(Data entries)

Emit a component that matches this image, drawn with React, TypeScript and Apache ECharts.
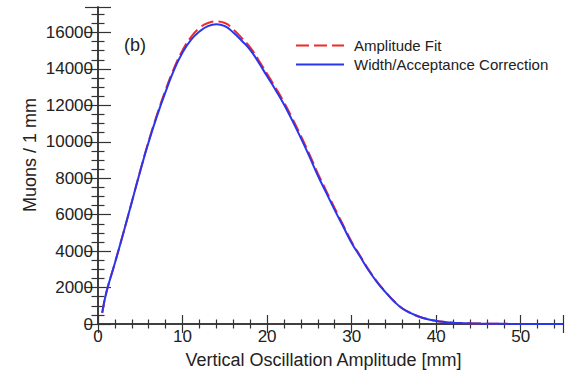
import React, { useEffect, useRef } from "react";
import * as echarts from "echarts";

const xs = [0.5, 1, 2, 3, 4, 5, 6, 7, 8, 9, 10, 11, 12, 13, 14, 15, 16, 17, 18, 19, 20, 21, 22, 23, 24, 25, 26, 27, 28, 29, 30, 31, 32, 33, 34, 35, 36, 37, 38, 39, 40, 41, 42, 43, 44, 45, 46, 48, 50, 52, 55];
const widthCorrection = [620, 1750, 3350, 5000, 6700, 8400, 10000, 11450, 12750, 13950, 14900, 15600, 16050, 16350, 16450, 16350, 16000, 15550, 15050, 14350, 13600, 12850, 12050, 11150, 10200, 9200, 8150, 7200, 6250, 5350, 4450, 3700, 2950, 2300, 1750, 1250, 850, 600, 400, 260, 170, 110, 70, 50, 35, 25, 15, 8, 4, 2, 0];
const amplitudeFit = [600, 1750, 3350, 5000, 6700, 8420, 10050, 11520, 12850, 14050, 15020, 15750, 16250, 16520, 16600, 16520, 16170, 15700, 15180, 14480, 13730, 12970, 12170, 11270, 10320, 9320, 8270, 7310, 6350, 5430, 4510, 3750, 2990, 2330, 1770, 1260, 860, 600, 400, 260, 170, 110, 70, 50, 35, 25, 15, 8, 4, 2, 0];
const seriesNames = ["Amplitude Fit", "Width/Acceptance Correction"];
const xTitle = "Vertical Oscillation Amplitude [mm]";
const yTitle = "Muons / 1 mm";
const panelLabel = "(b)";

const FONT = "'Liberation Sans', Arial, Helvetica, sans-serif";
const AXIS_COLOR = "#333";

export default function App() {
  const ref = useRef<HTMLDivElement>(null);
  useEffect(() => {
    if (!ref.current) return;
    const chart = echarts.init(ref.current, null, { renderer: "svg" });
    const axisCommon = {
      axisLine: { show: true, lineStyle: { color: AXIS_COLOR, width: 1.5 } },
      splitLine: { show: false },
    };
    const xBase = {
      type: "value" as const,
      min: 0,
      max: 55,
      interval: 10,
      ...axisCommon,
      minorTick: { show: true, splitNumber: 5, length: 4.5, lineStyle: { color: AXIS_COLOR, width: 1.2 } },
      axisTick: { show: true, inside: true, length: 9, lineStyle: { color: AXIS_COLOR, width: 1.2 } },
    };
    const yBase = {
      type: "value" as const,
      min: 0,
      max: 17400,
      interval: 2000,
      ...axisCommon,
      minorTick: { show: true, splitNumber: 4, length: 6.5, lineStyle: { color: AXIS_COLOR, width: 1.2 } },
      axisTick: { show: true, inside: true, length: 13, lineStyle: { color: AXIS_COLOR, width: 1.2 } },
    };
    const plain = (v: number) => String(v);
    chart.setOption({
      animation: false,
      backgroundColor: "#fff",
      grid: { left: 98, right: 2, top: 7, bottom: 49, containLabel: false },
      legend: {
        orient: "vertical",
        left: 290,
        top: 33,
        itemWidth: 48,
        itemHeight: 14,
        itemGap: 4,
        itemStyle: { opacity: 0 },
        textStyle: { fontFamily: FONT, fontSize: 15, color: "#222", padding: [0, 0, 0, 5] },
        data: seriesNames,
      },
      xAxis: [
        {
          ...xBase,
          position: "bottom",
          name: xTitle,
          nameLocation: "middle",
          nameGap: 27,
          nameTextStyle: { fontFamily: FONT, fontSize: 18, color: "#222", padding: [0, 14, 0, 0] },
          axisLabel: { show: true, margin: 4, fontFamily: FONT, fontSize: 17, color: "#222", showMaxLabel: false, formatter: plain },
        },
        {
          ...xBase,
          position: "top",
          axisLabel: { show: false },
        },
      ],
      yAxis: [
        {
          ...yBase,
          position: "left",
          axisLabel: { show: true, margin: 5, fontFamily: FONT, fontSize: 17, color: "#222", showMaxLabel: false, formatter: plain },
        },
        {
          ...yBase,
          position: "right",
          axisLabel: { show: false },
        },
      ],
      graphic: [
        {
          type: "text",
          x: 135,
          y: 45,
          style: { text: panelLabel, fontFamily: FONT, fontSize: 18, fill: "#222", align: "center", verticalAlign: "middle" },
        },
        {
          type: "text",
          x: 30,
          y: 155,
          rotation: Math.PI / 2,
          style: { text: yTitle, fontFamily: FONT, fontSize: 18, fill: "#222", align: "center", verticalAlign: "middle" },
        },
      ],
      series: [
        {
          name: seriesNames[0],
          type: "line",
          xAxisIndex: 0,
          yAxisIndex: 0,
          showSymbol: false,
          symbol: "none",
          smooth: true,
          lineStyle: { color: "#ee2b2b", width: 2, type: [13, 5] },
          itemStyle: { color: "#ee2b2b" },
          data: xs.map((x, i) => [x, amplitudeFit[i]]),
        },
        {
          name: seriesNames[1],
          type: "line",
          xAxisIndex: 0,
          yAxisIndex: 0,
          showSymbol: false,
          symbol: "none",
          smooth: true,
          lineStyle: { color: "#2a35ee", width: 2 },
          itemStyle: { color: "#2a35ee" },
          data: xs.map((x, i) => [x, widthCorrection[i]]),
        },
      ],
    });
    return () => chart.dispose();
  }, []);
  return <div ref={ref} style={{ position: "absolute", left: 0, top: 0, width: 565, height: 374 }} />;
}
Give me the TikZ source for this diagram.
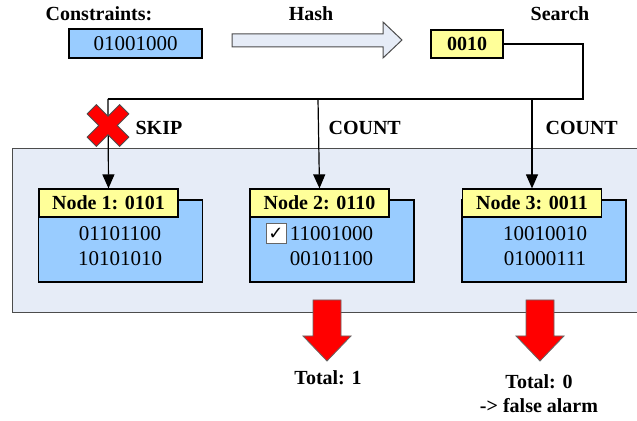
\documentclass[tikz,border=0pt]{standalone}
\usepackage{fontspec}
\setmainfont{Liberation Serif}
\newfontfamily\symfont{DejaVu Sans}
\usetikzlibrary{arrows.meta}

\definecolor{panelblue}{RGB}{230,236,247}
\definecolor{bodyblue}{RGB}{153,204,255}
\definecolor{headyellow}{RGB}{255,255,153}

\tikzset{
	body/.style={draw, fill=bodyblue, minimum width=82pt, minimum height=41pt, inner sep=0pt},
	head/.style={draw, fill=headyellow, minimum width=69.5pt, minimum height=14pt, inner sep=0pt, font=\bfseries},
	bits/.style={align=center, inner sep=0pt},
	tag/.style={font=\bfseries, inner sep=0pt},
	flow/.style={-{Triangle[length=7pt,width=6pt]}},
	redarrow/.style={draw=black!60, fill=red, line width=0.4pt},
}

\begin{document}
\begin{tikzpicture}[x=0.5pt, y=-0.5pt, line width=0.6pt, font=\fontsize{10.5}{12.5}\selectfont]

	\useasboundingbox (0,0) rectangle (637,421);

	\node[tag] (tcons) at (99,14) {Constraints:};
	\node[tag] (thash) at (311,14) {Hash};
	\node[tag] (tsearch) at (560,14) {Search};

	\node[draw, fill=bodyblue, minimum width=66.5pt, minimum height=14.5pt, inner sep=0pt] (cons) at (135.5,43.5) {01001000};
	\node[draw, fill=headyellow, minimum width=36pt, minimum height=14pt, inner sep=0pt, font=\bfseries] (search) at (467,44) {0010};

	\draw[draw=black!70, fill=panelblue, line width=0.5pt] (232,34) -- (383,34) -- (383,22) -- (402,40) -- (383,58) -- (383,47) -- (232,47) -- cycle;

	\node[draw=black!70, fill=panelblue, line width=0.5pt, minimum width=312.5pt, minimum height=82pt, inner sep=0pt] (panel) at (324.5,231) {};

	\node[body] (b1) at (120.5,241) {};
	\node[body] (b2) at (332,241) {};
	\node[body] (b3) at (544,241) {};
	\node[head] (h1) at (108.5,203) {Node 1: 0101};
	\node[head] (h2) at (319.5,203) {Node 2: 0110};
	\node[head] (h3) at (532,203) {Node 3: 0011};

	\node[bits] (d1) at (120,246.5) {01101100\\10101010};
	\node[bits] (d2) at (331.5,246.5) {11001000\\00101100};
	\node[bits] (d3) at (545,246.5) {10010010\\01000111};
	\node[draw=black!60, fill=white, minimum size=10pt, inner sep=0pt, line width=0.5pt, font=\symfont\fontsize{9}{9}\selectfont] (tick) at (276,234) {✓};

	\coordinate (r) at (583,99);
	\coordinate (j1) at (108,99);
	\coordinate (j2) at (318,99);
	\coordinate (j3) at (532,99);

	\draw (search.east) -| (r) -- (j1);
	\draw[flow] (j1) -- (h1.north);
	\draw[flow] (j2) -- (h2.north);
	\draw[flow] (j3) -- (h3.north);

	\draw[draw=black!70, fill=red, line width=0.4pt, shift={(108,125.5)}, rotate=45]
		(-6.5,-23) -- (6.5,-23) -- (6.5,-6.5) -- (23,-6.5) -- (23,6.5) -- (6.5,6.5) -- (6.5,23)
		-- (-6.5,23) -- (-6.5,6.5) -- (-23,6.5) -- (-23,-6.5) -- (-6.5,-6.5) -- cycle;

	\node[tag, anchor=west] (skip) at (135,128) {SKIP};
	\node[tag, anchor=west] (count2) at (328,128) {COUNT};
	\node[tag, anchor=west] (count3) at (545,128) {COUNT};

	\draw[redarrow, shift={(327,300)}] (-14,0) -- (14,0) -- (14,36) -- (24,36) -- (0,61) -- (-24,36) -- (-14,36) -- cycle;
	\draw[redarrow, shift={(540,300)}] (-14,0) -- (14,0) -- (14,36) -- (24,36) -- (0,61) -- (-24,36) -- (-14,36) -- cycle;

	\node[tag] (total2) at (328,378) {Total: 1};
	\node[tag, align=center] (total3) at (539,393.5) {Total: 0\\-> false alarm};

\end{tikzpicture}
\end{document}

Exercise details → Nothing but the lines from the one with "Give me the TikZ source for this diagram." through the one with "(0,0) rectangle (637,421);" is to be copied, exactly and ends included. Leave pictures out.

Result of this task →
Give me the TikZ source for this diagram.
\documentclass[tikz,border=0pt]{standalone}
\usepackage{fontspec}
\setmainfont{Liberation Serif}
\newfontfamily\symfont{DejaVu Sans}
\usetikzlibrary{arrows.meta}

\definecolor{panelblue}{RGB}{230,236,247}
\definecolor{bodyblue}{RGB}{153,204,255}
\definecolor{headyellow}{RGB}{255,255,153}

\tikzset{
	body/.style={draw, fill=bodyblue, minimum width=82pt, minimum height=41pt, inner sep=0pt},
	head/.style={draw, fill=headyellow, minimum width=69.5pt, minimum height=14pt, inner sep=0pt, font=\bfseries},
	bits/.style={align=center, inner sep=0pt},
	tag/.style={font=\bfseries, inner sep=0pt},
	flow/.style={-{Triangle[length=7pt,width=6pt]}},
	redarrow/.style={draw=black!60, fill=red, line width=0.4pt},
}

\begin{document}
\begin{tikzpicture}[x=0.5pt, y=-0.5pt, line width=0.6pt, font=\fontsize{10.5}{12.5}\selectfont]

	\useasboundingbox (0,0) rectangle (637,421);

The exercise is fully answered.